Deriving the wave equation (part 5)

From calculus, we know that \[ u(x+\Delta x, t) = u(x,t) + \frac{\partial u}{\partial x}(x,t)\Delta x + \frac{\partial^2 u}{\partial x^2}(x,t)\frac{(\Delta x)^2}{2} + (\text{higher order terms in } \Delta x), \] and \[ u(x-\Delta x, t) = u(x,t) - \frac{\partial u}{\partial x}(x,t)\Delta x + \frac{\partial^2 u}{\partial x^2}(x,t)\frac{(\Delta x)^2}{2} + (\text{higher order terms in } \Delta x). \]
Thus \[ u(x + \Delta x, t) - 2u(x, t) + u(x - \Delta x, t) = \frac{\partial^2 u}{\partial x^2}(x,t)(\Delta x)^2 + (\text{higher order terms in } \Delta x). \]
And so \[ \frac{\partial^2 u(x, t)}{\partial t^2} = a^2 \frac{\partial^2 u}{\partial x^2}(x,t) + (\text{terms that vanish as } \Delta x \to 0). \]
If we remember that \(M=mn\) and \(\Delta x = L/n\), then we want \(n\to \infty\) and \(m\to 0\) in such a way that \(M\) remains constant.
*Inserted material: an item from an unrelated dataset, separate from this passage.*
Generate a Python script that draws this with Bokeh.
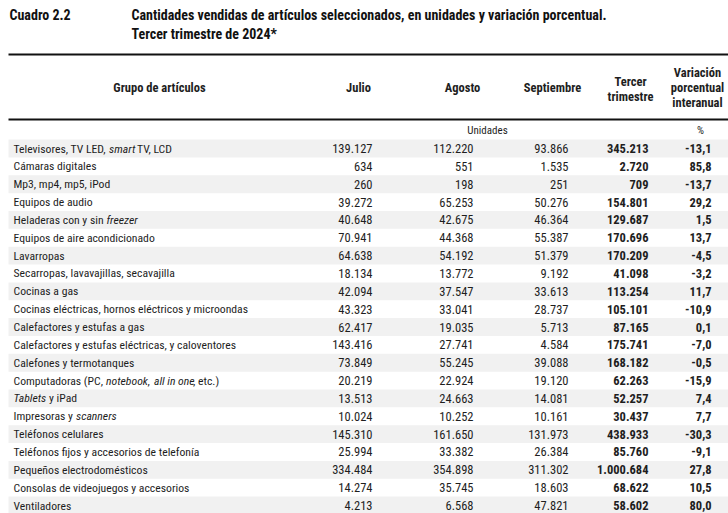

Then \(\Delta x \to 0\) as \(n\to \infty\), while \(a^2 = \frac{TL}{M}\) remains constant.
This gives the wave equation: \[ \frac{\partial^2 u}{\partial t^2} = a^2 \frac{\partial^2 u}{\partial x^2}. \] Here, \(a^2 = T/ \rho\), where \(\rho\) is the mass per unit length of the string and \(T\) is the tension force.